----- COLLECTED MATERIAL

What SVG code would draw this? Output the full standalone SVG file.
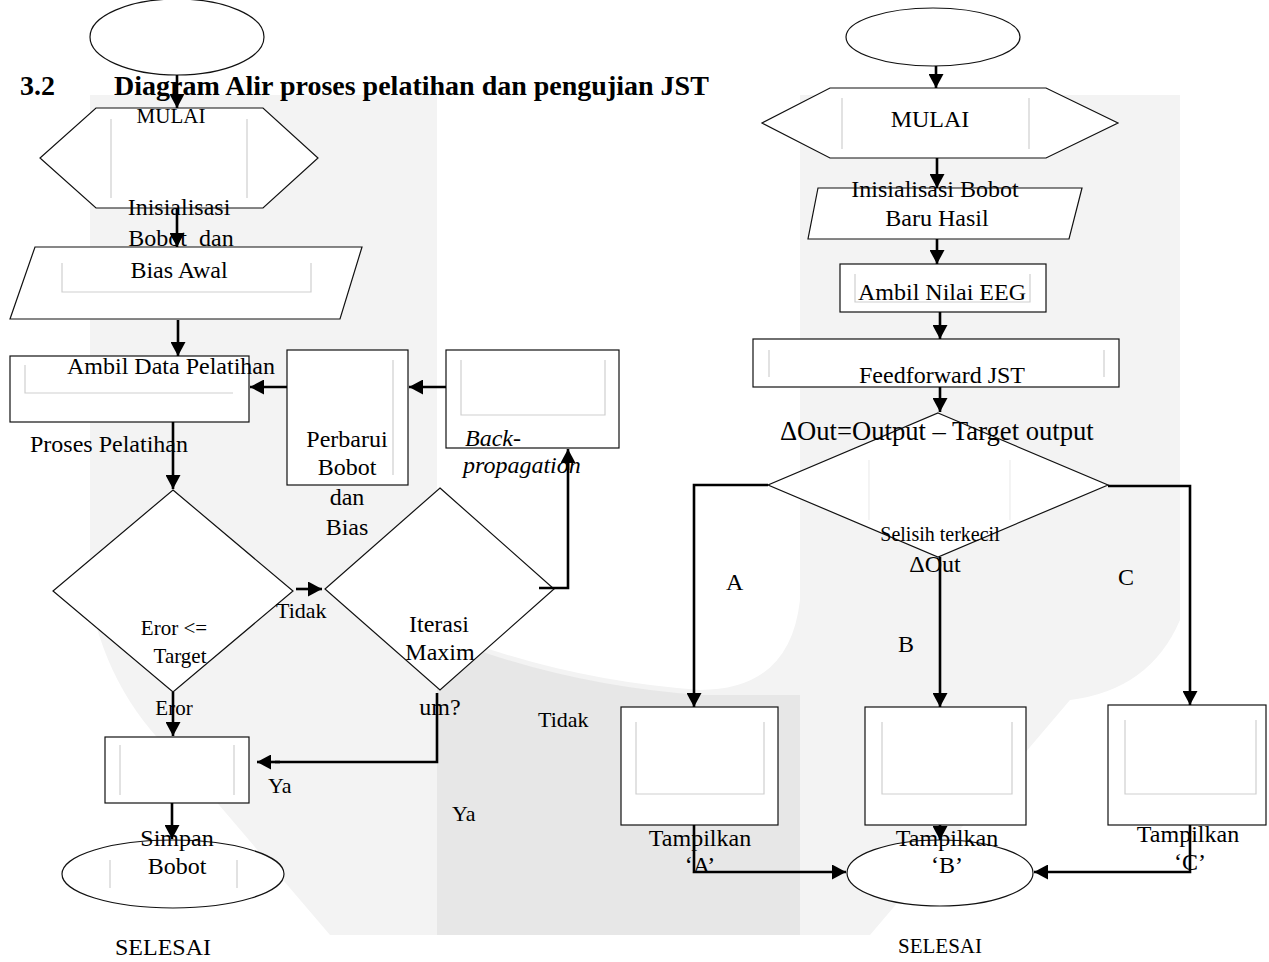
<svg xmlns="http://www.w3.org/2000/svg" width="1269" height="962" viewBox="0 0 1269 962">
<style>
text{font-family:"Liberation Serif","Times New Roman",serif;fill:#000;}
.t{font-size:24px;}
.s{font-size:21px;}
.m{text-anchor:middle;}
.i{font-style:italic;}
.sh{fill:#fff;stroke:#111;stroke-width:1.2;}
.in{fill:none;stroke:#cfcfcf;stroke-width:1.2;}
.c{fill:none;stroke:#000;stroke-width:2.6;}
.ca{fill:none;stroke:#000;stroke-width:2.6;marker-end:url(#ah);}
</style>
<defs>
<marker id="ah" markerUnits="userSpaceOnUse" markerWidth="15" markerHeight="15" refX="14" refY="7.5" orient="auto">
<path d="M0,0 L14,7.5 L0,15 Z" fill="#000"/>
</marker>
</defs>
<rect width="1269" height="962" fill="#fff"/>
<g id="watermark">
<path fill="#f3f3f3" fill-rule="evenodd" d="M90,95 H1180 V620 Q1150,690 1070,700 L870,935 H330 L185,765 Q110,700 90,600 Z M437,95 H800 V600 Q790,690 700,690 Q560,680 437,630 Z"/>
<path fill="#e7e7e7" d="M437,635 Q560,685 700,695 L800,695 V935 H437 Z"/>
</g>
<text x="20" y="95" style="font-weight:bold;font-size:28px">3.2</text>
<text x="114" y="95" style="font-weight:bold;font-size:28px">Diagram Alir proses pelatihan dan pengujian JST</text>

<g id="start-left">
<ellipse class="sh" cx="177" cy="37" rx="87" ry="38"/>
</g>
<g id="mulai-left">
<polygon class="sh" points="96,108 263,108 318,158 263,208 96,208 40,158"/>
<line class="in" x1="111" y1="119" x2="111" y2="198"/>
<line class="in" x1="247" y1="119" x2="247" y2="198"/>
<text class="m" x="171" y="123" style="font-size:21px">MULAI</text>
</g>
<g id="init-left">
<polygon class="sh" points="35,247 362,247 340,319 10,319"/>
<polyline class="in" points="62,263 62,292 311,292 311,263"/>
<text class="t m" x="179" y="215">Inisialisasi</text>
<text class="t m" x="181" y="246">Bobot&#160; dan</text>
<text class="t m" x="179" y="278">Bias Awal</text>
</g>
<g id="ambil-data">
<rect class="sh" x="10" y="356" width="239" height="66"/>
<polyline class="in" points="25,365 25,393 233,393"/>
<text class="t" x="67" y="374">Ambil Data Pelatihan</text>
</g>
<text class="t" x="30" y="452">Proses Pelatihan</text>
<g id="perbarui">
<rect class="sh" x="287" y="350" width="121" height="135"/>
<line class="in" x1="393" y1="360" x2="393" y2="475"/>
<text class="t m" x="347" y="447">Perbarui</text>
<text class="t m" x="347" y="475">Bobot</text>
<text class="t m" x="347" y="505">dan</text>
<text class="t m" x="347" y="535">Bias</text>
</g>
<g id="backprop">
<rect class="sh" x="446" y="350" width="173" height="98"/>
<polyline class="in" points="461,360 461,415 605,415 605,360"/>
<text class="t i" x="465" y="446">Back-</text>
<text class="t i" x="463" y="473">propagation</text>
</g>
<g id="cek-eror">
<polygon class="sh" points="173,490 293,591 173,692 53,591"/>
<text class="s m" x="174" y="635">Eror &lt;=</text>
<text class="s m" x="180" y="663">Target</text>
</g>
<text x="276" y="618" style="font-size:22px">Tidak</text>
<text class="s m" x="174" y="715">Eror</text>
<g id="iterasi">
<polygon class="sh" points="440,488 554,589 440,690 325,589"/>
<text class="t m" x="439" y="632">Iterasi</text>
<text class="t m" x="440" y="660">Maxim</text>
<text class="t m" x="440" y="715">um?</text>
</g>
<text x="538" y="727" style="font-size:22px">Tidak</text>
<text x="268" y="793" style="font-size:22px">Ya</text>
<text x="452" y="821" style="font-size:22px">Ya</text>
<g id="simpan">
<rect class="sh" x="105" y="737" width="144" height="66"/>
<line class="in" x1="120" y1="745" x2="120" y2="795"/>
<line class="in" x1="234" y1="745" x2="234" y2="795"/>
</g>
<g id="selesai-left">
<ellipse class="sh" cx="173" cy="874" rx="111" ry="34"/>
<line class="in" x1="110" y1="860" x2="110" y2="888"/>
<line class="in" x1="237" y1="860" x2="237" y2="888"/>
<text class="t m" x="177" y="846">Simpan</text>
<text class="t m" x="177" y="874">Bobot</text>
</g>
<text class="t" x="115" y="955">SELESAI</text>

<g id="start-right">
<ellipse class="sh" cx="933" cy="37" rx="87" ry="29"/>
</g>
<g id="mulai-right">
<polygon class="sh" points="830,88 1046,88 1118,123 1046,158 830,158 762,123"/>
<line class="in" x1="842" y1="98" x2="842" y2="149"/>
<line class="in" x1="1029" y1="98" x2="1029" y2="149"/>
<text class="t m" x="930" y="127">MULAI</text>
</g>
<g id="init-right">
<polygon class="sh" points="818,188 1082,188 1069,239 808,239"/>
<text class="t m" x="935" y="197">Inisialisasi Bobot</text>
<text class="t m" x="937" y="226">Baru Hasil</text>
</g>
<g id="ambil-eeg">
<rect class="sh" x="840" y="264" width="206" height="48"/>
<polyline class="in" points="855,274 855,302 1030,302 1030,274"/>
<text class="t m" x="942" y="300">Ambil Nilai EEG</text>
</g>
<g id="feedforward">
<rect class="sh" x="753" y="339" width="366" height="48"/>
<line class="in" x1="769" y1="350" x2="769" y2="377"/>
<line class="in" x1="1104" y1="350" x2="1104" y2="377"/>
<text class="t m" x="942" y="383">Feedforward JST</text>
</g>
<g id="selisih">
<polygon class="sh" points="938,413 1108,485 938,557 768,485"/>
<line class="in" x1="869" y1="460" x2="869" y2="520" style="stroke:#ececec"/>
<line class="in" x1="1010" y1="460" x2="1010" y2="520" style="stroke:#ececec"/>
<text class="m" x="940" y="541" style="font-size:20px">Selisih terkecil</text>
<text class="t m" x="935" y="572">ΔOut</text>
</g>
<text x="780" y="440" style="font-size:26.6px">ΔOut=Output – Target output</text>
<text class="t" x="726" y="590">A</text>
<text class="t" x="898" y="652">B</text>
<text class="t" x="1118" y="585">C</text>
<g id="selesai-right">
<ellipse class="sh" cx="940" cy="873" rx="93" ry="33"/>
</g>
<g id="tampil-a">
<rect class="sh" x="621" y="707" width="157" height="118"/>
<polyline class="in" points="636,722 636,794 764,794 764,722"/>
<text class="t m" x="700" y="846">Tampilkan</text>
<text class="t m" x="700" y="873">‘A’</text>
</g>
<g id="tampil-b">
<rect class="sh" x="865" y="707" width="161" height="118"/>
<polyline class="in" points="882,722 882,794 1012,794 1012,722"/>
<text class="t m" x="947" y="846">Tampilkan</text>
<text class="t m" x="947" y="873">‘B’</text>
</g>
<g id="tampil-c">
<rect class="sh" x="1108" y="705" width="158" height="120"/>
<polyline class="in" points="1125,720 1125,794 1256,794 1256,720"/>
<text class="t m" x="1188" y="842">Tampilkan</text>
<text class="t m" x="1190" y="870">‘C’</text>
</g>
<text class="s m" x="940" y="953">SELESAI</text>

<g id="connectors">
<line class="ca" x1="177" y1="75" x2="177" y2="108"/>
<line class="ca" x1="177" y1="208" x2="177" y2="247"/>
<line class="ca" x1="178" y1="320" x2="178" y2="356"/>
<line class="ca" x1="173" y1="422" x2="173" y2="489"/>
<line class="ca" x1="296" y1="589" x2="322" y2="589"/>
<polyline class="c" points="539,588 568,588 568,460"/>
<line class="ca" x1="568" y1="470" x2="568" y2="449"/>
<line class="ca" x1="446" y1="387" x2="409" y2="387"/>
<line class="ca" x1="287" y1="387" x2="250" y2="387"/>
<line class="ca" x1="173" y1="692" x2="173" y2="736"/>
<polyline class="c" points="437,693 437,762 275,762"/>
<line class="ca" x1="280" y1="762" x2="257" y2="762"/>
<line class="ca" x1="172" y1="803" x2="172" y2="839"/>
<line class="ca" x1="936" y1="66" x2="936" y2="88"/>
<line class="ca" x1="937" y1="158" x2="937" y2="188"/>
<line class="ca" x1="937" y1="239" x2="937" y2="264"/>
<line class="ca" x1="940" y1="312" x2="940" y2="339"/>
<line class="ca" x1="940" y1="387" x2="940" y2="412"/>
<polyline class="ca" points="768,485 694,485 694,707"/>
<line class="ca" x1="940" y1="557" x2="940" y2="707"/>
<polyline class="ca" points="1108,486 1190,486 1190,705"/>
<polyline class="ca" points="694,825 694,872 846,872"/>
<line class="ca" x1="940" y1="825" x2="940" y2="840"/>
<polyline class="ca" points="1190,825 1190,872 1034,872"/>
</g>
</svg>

----------

▸ TASK BRIEF
How many of the lines in the listing above hold the word "Output"? Report only that figure.

▸ SOLUTION TO THE PROBLEM
2